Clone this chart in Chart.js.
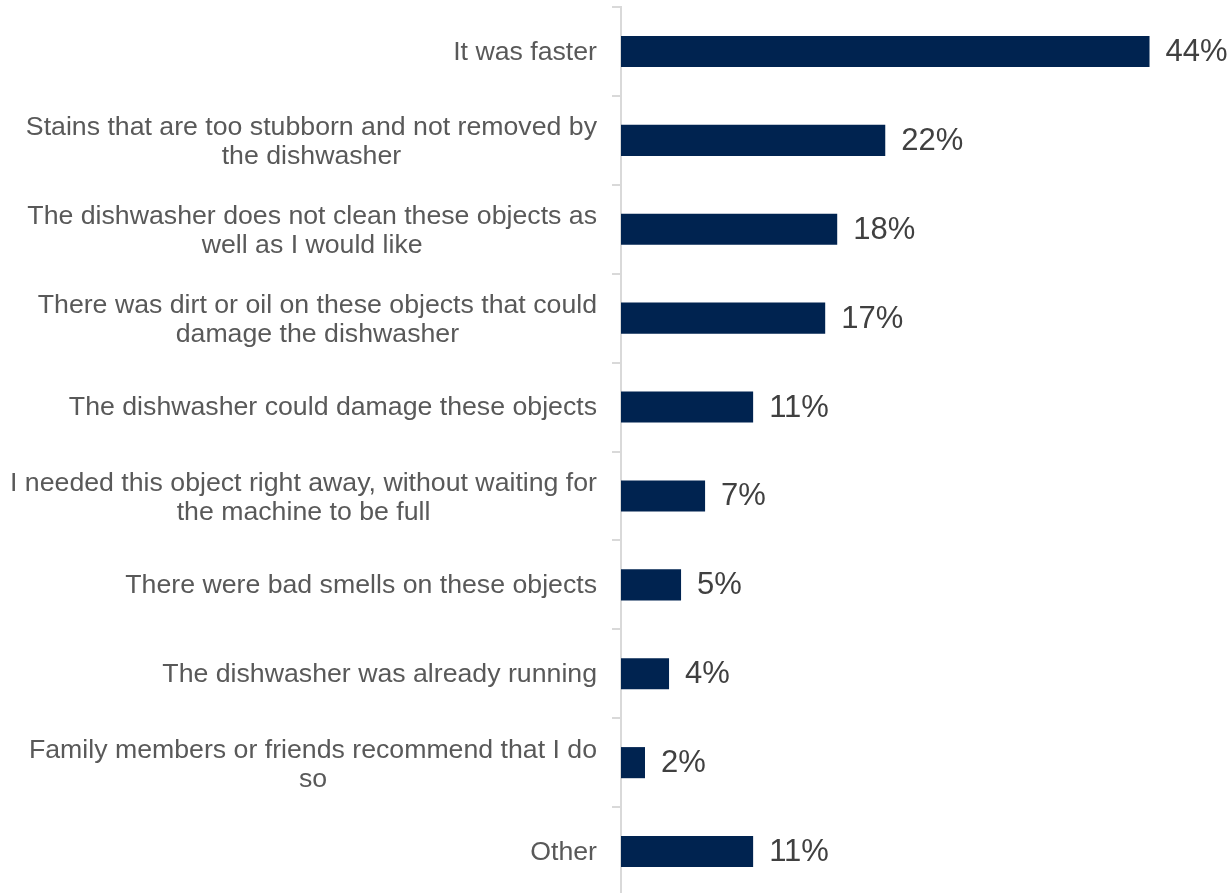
<!DOCTYPE html>
<html>
<head>
<meta charset="utf-8">
<script src="https://cdn.jsdelivr.net/npm/chart.js@4"></script>
<style>
  body { margin: 0; background: #fff; }
  #wrap { width: 1230px; height: 893px; overflow: hidden; }
  #inner { width: 1230px; height: 896px; position: relative; }
</style>
</head>
<body>
<div id="wrap"><div id="inner"><canvas id="reasonsChart"></canvas></div></div>
<script>
// categories (line breaks as in the original)
var reasons = [
    'It was faster',
    ['Stains that are too stubborn and not removed by', 'the dishwasher'],
    ['The dishwasher does not clean these objects as', 'well as I would like'],
    ['There was dirt or oil on these objects that could', 'damage the dishwasher'],
    'The dishwasher could damage these objects',
    ['I needed this object right away, without waiting for', 'the machine to be full'],
    'There were bad smells on these objects',
    'The dishwasher was already running',
    ['Family members or friends recommend that I do', 'so'],
    'Other'
];
var shares = [44, 22, 18, 17, 11, 7, 5, 4, 2, 11];

var FONT = '"Liberation Sans", Arial, sans-serif';

// category labels: block right-aligned, lines centred within the block
var categoryLabels = {
    id: 'categoryLabels',
    afterDraw: function (chart) {
        var ctx = chart.ctx;
        var yScale = chart.scales.y;
        var right = yScale.right - 9 - 15;
        var lineH = 29;
        ctx.save();
        ctx.font = '26.7px ' + FONT;
        ctx.fillStyle = '#595959';
        ctx.textAlign = 'center';
        ctx.textBaseline = 'middle';
        reasons.forEach(function (label, i) {
            var lines = Array.isArray(label) ? label : [label];
            var w = 0;
            lines.forEach(function (l) { w = Math.max(w, ctx.measureText(l).width); });
            var cx = right - w / 2;
            var cy = yScale.getPixelForTick(i) + 1;
            var y0 = cy - (lines.length - 1) * lineH / 2 + (lines.length - 1);
            lines.forEach(function (l, j) {
                ctx.fillText(l, cx, y0 + j * lineH);
            });
        });
        ctx.restore();
    }
};

// draw the "44%" style labels after each bar
var valueLabels = {
    id: 'valueLabels',
    afterDatasetsDraw: function (chart) {
        var ctx = chart.ctx;
        var meta = chart.getDatasetMeta(0);
        ctx.save();
        ctx.font = '31px ' + FONT;
        ctx.fillStyle = '#404040';
        ctx.textAlign = 'left';
        ctx.textBaseline = 'middle';
        meta.data.forEach(function (bar, i) {
            ctx.fillText(shares[i] + '%', bar.x + 16, bar.y + 1);
        });
        ctx.restore();
    }
};

document.addEventListener('DOMContentLoaded', function () {
    var ctx = document.getElementById('reasonsChart').getContext('2d');
    var reasonsChart = new Chart(ctx, {
        type: 'bar',
        data: {
            labels: reasons,
            datasets: [{
                data: shares,
                backgroundColor: '#002350',
                borderWidth: 0,
                barPercentage: 0.35,
                categoryPercentage: 1
            }]
        },
        options: {
            indexAxis: 'y',
            responsive: true,
            maintainAspectRatio: false,
            animation: false,
            layout: { padding: { top: 7, right: 0, bottom: 0, left: 0 } },
            plugins: {
                legend: { display: false },
                tooltip: { enabled: false }
            },
            scales: {
                x: {
                    display: false,
                    min: 0,
                    max: 50.7
                },
                y: {
                    afterFit: function (scale) {
                        scale.width = 621;
                        scale.paddingTop = 0;
                        scale.paddingBottom = 0;
                    },
                    border: { display: true, color: '#d9d9d9', width: 2 },
                    grid: {
                        drawOnChartArea: false,
                        drawTicks: true,
                        tickLength: 9,
                        color: '#d9d9d9',
                        lineWidth: 2,
                        offset: true
                    },
                    ticks: { display: false }
                }
            }
        },
        plugins: [categoryLabels, valueLabels]
    });
});
</script>
</body>
</html>
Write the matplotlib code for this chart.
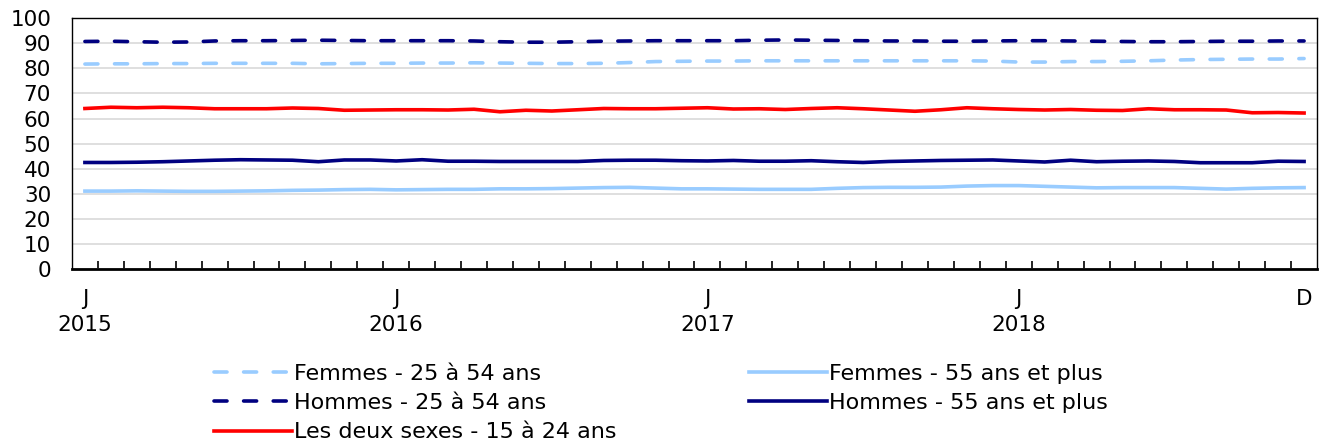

━━━

§ What you have to do
Pick out each line above that includes "this" and show it.

§ Written answer
Clone this chart in Chart.js.
    ['I needed this object right away, without waiting for', 'the machine to be full'],
Write the matplotlib code for this chart.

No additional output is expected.